DIRECTIONS >> Set down the data below from its first line to the line holding "fig = go.Figure()", inclusive; omit all pictures.
»»
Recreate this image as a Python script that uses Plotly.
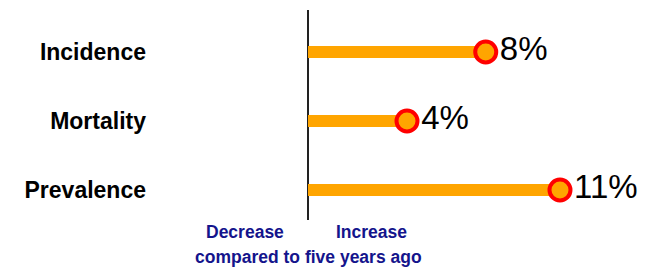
import plotly.graph_objects as go

categories = ["Incidence", "Mortality", "Prevalence"]
values = [7.9, 4.4, 11.2]          # percent change vs five years ago
labels = ["8%", "4%", "11%"]
axis_notes = ["Decrease", "Increase"]
axis_title = "compared to five years ago"

FONT = "Arial, Liberation Sans, sans-serif"
ORANGE = "#FFA500"
RED = "#FF0000"
NAVY = "#14148C"

ypos = list(range(len(categories)))

fig = go.Figure()

# stems
for y, v in zip(ypos, values):
    fig.add_trace(go.Scatter(
        x=[0, v], y=[y, y], mode="lines",
        line=dict(color=ORANGE, width=12),
        hoverinfo="skip", showlegend=False,
    ))

# heads + labels
fig.add_trace(go.Scatter(
    x=values, y=ypos, mode="markers+text",
    text=labels, textposition="middle right",
    textfont=dict(family=FONT, size=33, color="black"),
    marker=dict(size=21, color=ORANGE, line=dict(color=RED, width=4)),
    showlegend=False, cliponaxis=False,
))

# bottom notes
for xv, txt, yv in [(-2.8, axis_notes[0], -0.057), (2.84, axis_notes[1], -0.057), (0, axis_title, -0.176)]:
    fig.add_annotation(x=xv, y=yv, xref="x", yref="paper", text=f"<b>{txt}</b>",
                       xanchor="center", yanchor="middle", showarrow=False,
                       font=dict(family=FONT, size=17.5, color=NAVY))

fig.update_layout(
    width=664, height=269,
    margin=dict(l=152, r=32, t=2, b=57),
    paper_bgcolor="white", plot_bgcolor="white",
    xaxis=dict(range=[-6.578, 14.756], showgrid=False, showticklabels=False,
               zeroline=True, zerolinecolor="#222222", zerolinewidth=2,
               showline=False, ticks=""),
    yaxis=dict(range=[2.435, -0.609], tickvals=ypos,
               ticktext=[f"<b>{c}</b>" for c in categories],
               tickfont=dict(family=FONT, size=23, color="black"),
               showgrid=False, zeroline=False, showline=False, ticks="",
               ticklabelstandoff=13),
)

fig.write_html("out.html")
««
SOLVED PROBLEM >>
Recreate this image as a Python script that uses Plotly.
import plotly.graph_objects as go

categories = ["Incidence", "Mortality", "Prevalence"]
values = [7.9, 4.4, 11.2]          # percent change vs five years ago
labels = ["8%", "4%", "11%"]
axis_notes = ["Decrease", "Increase"]
axis_title = "compared to five years ago"

FONT = "Arial, Liberation Sans, sans-serif"
ORANGE = "#FFA500"
RED = "#FF0000"
NAVY = "#14148C"

ypos = list(range(len(categories)))

fig = go.Figure()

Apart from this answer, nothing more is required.